Millennials want to know that the people they work for can be trusted to be a source of mentorship and have their best interests in mind. Unlike older generations who are wired with a ‘just get it done’ mentality, millennials have grown up receiving constant feedback from parents, teachers, and peers. They’re used to hearing almost immediately whether people approve or disapprove of their thoughts and works, as exemplified by the highly sought-after likes and retweets on social media, as well as the validation of subjective Google searches.

So while millennials want feedback but won’t ask for it, what can older managers do to address this issue for the betterment of both the employee and the workplace?

First, managers of millennials want to focus on what is meaningful to millennials. Talk with them, not to them. Pick an appropriate time, place and individual to offer feedback. Don’t lash out in the moment, and worse, don’t point out individual mistakes in a group setting like a staff meeting or in front of a client.

By creating an environment that welcomes conversation, you set the stage for the kind of meaningful feedback that demonstrates to the individual how to learn, grow, and do their jobs better. This, in turn, leads to improved productivity and performance.

Your feedback should be focused on the employee’s performance and work product, not on the employee themselves. For example, rather than questioning work ethic or time-keeping, point out specific areas for improvement. Perform subsequent observations to give feedback on whether improvement occurred. Millennials don’t know everything there is to know unless you show them.

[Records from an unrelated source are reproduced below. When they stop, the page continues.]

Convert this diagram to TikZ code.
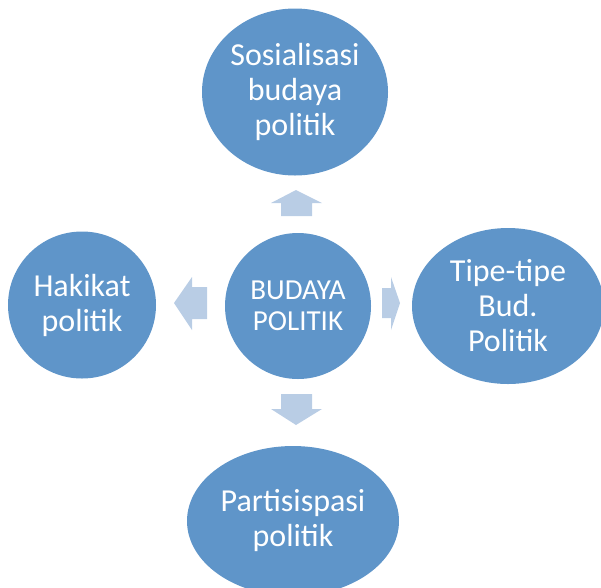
\documentclass[tikz,border=0pt]{standalone}
\usepackage{fontspec}
\setmainfont{Carlito}
\usepackage{tikz}
\usetikzlibrary{shapes.geometric}
\usepackage{xcolor}
\definecolor{bubblefill}{HTML}{5F95C9}
\definecolor{arrowfill}{HTML}{B9CDE5}

\begin{document}
\begin{tikzpicture}[x=1pt,y=-1pt,
  bubble/.style={ellipse,fill=bubblefill,text=white,align=center,inner sep=0pt,
    font=\fontsize{32}{35}\selectfont},
  blockarrow/.style={fill=arrowfill}]
  \useasboundingbox (0,0) rectangle (601,587);
  % the five bubbles
  \node[bubble,minimum width=146pt,minimum height=146pt,font=\fontsize{29}{31}\selectfont] (budaya) at (298,306) {BUDAYA\\POLITIK};
  \node[bubble,minimum width=186pt,minimum height=167pt] (sosialisasi) at (295,92) {Sosialisasi\\budaya\\politik};
  \node[bubble,minimum width=148pt,minimum height=147pt] (hakikat) at (82,305) {Hakikat\\politik};
  \node[bubble,minimum width=192pt,minimum height=156pt] (tipe) at (508,306) {Tipe-tipe\\Bud.\\Politik};
  \node[bubble,minimum width=212pt,minimum height=150pt] (partisipasi) at (293,521) {Partisispasi\\politik};
  % block arrows
  \fill[blockarrow] (281,216) -- (281,203) -- (271,203) -- (296,190) -- (322,203) -- (312,203) -- (312,216) -- cycle;
  \fill[blockarrow] (281,394) -- (312,394) -- (312,409) -- (322,409) -- (296,425) -- (271,409) -- (281,409) -- cycle;
  \fill[blockarrow] (207,287) -- (192,287) -- (192,277) -- (174,303) -- (192,330) -- (192,319) -- (207,319) -- cycle;
  \fill[blockarrow] (382,288) -- (391,288) -- (391,277) -- (400,303) -- (391,330) -- (391,318) -- (382,318) -- cycle;
\end{tikzpicture}
\end{document}
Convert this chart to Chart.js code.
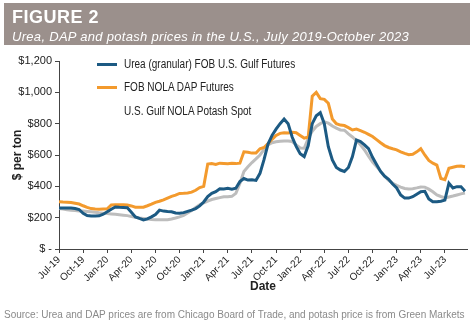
<!DOCTYPE html>
<html>
<head>
<meta charset="utf-8">
<script src="https://cdn.jsdelivr.net/npm/chart.js@4.4.1/dist/chart.umd.min.js"></script>
<style>
  body { margin:0; background:#fff; font-family:'Liberation Sans', Arial, sans-serif; }
  #wrap { position:relative; width:474px; height:330px; overflow:hidden; }
  #chartBox { position:absolute; left:0; top:0; width:474px; height:330px; }
  #header { position:absolute; left:4px; top:3px; width:466px; height:42px; background:#9b908c; color:#fff; }
  #header .fig { position:absolute; left:8px; top:4px; font-size:18px; font-weight:bold; letter-spacing:0.5px; }
  #header .sub { position:absolute; left:8px; top:26px; font-size:13px; font-style:italic; letter-spacing:0.3px; }
  .leg { position:absolute; font-size:12.5px; color:#222; white-space:nowrap; transform:scaleX(0.8); transform-origin:0 0; }
  .sw { position:absolute; height:3px; width:20px; }
  #source { position:absolute; left:4px; top:309px; font-size:10px; color:#8a8a8a; white-space:nowrap; }
</style>
</head>
<body>
<div id="wrap">
  <div id="chartBox"><canvas id="chart"></canvas></div>
  <div id="header">
    <div class="fig">FIGURE 2</div>
    <div class="sub">Urea, DAP and potash prices in the U.S., July 2019-October 2023</div>
  </div>
  <div class="sw" style="left:97px;top:63px;background:#1c5a83"></div>
  <div class="leg" style="left:124px;top:57px">Urea (granular) FOB U.S. Gulf Futures</div>
  <div class="sw" style="left:97px;top:86px;background:#f39a2d"></div>
  <div class="leg" style="left:124px;top:80px">FOB NOLA DAP Futures</div>
  <div class="leg" style="left:124px;top:104px">U.S. Gulf NOLA Potash Spot</div>
  <div id="source">Source: Urea and DAP prices are from Chicago Board of Trade, and potash price is from Green Markets</div>
</div>
<script>
// quarter tick labels (every 3 months from Jul-19)
const tickLabels = ["Jul-19","Oct-19","Jan-20","Apr-20","Jul-20","Oct-20","Jan-21","Apr-21","Jul-21",
  "Oct-21","Jan-22","Apr-22","Jul-22","Oct-22","Jan-23","Apr-23","Jul-23"];

// prices, twice a month from July 2019 ($ per ton)
const urea = [262,262,261,262,258,252,228,214,211,210,212,222,238,254,268,266,265,263,235,205,
  195,186,192,205,220,248,242,239,238,230,228,232,240,248,258,275,300,335,355,366,
  385,383,387,382,388,430,450,440,442,438,483,570,670,725,765,800,830,800,715,655,
  608,590,660,800,850,870,800,653,568,520,504,495,520,590,695,685,665,640,585,540,
  495,465,445,415,390,345,325,325,334,350,366,368,320,302,302,305,312,420,390,398,
  398,368];
const dap = [302,300,299,297,292,287,276,266,258,255,254,255,256,281,282,283,282,281,275,267,
  266,267,276,286,298,305,314,325,336,344,355,356,358,363,375,392,400,542,545,540,
  548,546,544,547,545,548,620,617,612,612,640,648,672,700,725,738,742,740,745,742,
  725,708,715,975,1000,960,955,930,830,800,791,788,775,760,765,755,745,732,718,698,
  678,660,648,640,633,620,610,602,605,620,640,600,565,548,536,450,442,515,522,528,
  530,525];
const potash = [258,255,251,247,245,243,242,240,238,235,231,229,226,224,222,219,216,213,208,203,
  198,195,192,189,187,187,187,187,192,198,205,215,230,245,265,282,295,306,316,322,
  328,334,334,336,355,419,495,525,552,575,600,635,665,678,684,688,690,690,686,665,
  645,643,706,752,782,800,812,803,785,772,760,758,735,715,692,665,632,592,555,527,
  497,465,438,420,406,395,386,383,385,390,396,395,382,365,345,335,326,332,338,345,
  352,357];

// months since Jul-2019 for each reading
const months = urea.map((_, i) => i * 0.5);
const pts = arr => arr.map((v, i) => ({ x: months[i], y: v }));

const sans = "'Liberation Sans', Arial, sans-serif";

new Chart(document.getElementById("chart"), {
  type: "line",
  data: {
    datasets: [
      { label: "Urea (granular) FOB U.S. Gulf Futures", data: pts(urea), borderColor: "#1c5a83" },
      { label: "FOB NOLA DAP Futures", data: pts(dap), borderColor: "#f39a2d" },
      { label: "U.S. Gulf NOLA Potash Spot", data: pts(potash), borderColor: "#bdbdbd" }
    ]
  },
  options: {
    responsive: true,
    maintainAspectRatio: false,
    animation: false,
    layout: { padding: { left: 8, right: 7, top: 61, bottom: 36 } },
    elements: { point: { radius: 0 }, line: { borderWidth: 3, tension: 0 } },
    plugins: { legend: { display: false }, tooltip: { enabled: false } },
    scales: {
      x: {
        type: "linear",
        min: 0, max: 50.75,
        afterBuildTicks: s => { s.ticks = tickLabels.map((_, i) => ({ value: i * 3 })); },
        afterFit: s => { s.height = 45; },
        ticks: {
          callback: v => tickLabels[v / 3],
          minRotation: 45, maxRotation: 45, autoSkip: false,
          font: { family: sans, size: 10 }, color: "#222", padding: 1
        },
        grid: { drawOnChartArea: false, drawTicks: true, tickLength: 4, color: "#444" },
        border: { color: "#444", width: 1 },
        title: { display: true, text: "Date", font: { family: sans, size: 12, weight: "bold" }, color: "#222", padding: 0 }
      },
      y: {
        min: 0, max: 1200,
        afterFit: s => { s.width = 51; },
        ticks: {
          stepSize: 200,
          callback: v => v === 0 ? "$ -" : "$" + v.toLocaleString("en-US"),
          font: { family: sans, size: 11 }, color: "#222", padding: 3
        },
        grid: { drawOnChartArea: false, drawTicks: true, tickLength: 4, color: "#444" },
        border: { color: "#444", width: 1 },
        title: { display: true, text: "$ per ton", font: { family: sans, size: 12, weight: "bold" }, color: "#222", padding: 2 }
      }
    }
  }
});
</script>
</body>
</html>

Lastly, zero-in on specifics with your feedback. Avoid being too general whether it’s with praise or criticism. For instance instead of “Good job”, try, “I appreciate the level of professionalism you showed at today’s client brief.” Or, instead of “Your behaviour is not acceptable”, how about, “I know that you know best what needs to change and I trust that you will do the right thing next time.”

If it sounds like a bit like coddling, it isn’t. Remember, this is about learning how best to deal with cross-generational schisms in the modern workplace. As vital as feedback is to the millennial, it also won’t work if it doesn’t penetrate the layers of expectation and sensitivity surrounding this generational cohort. Otherwise, Google will be there to validate them- for better or for worse.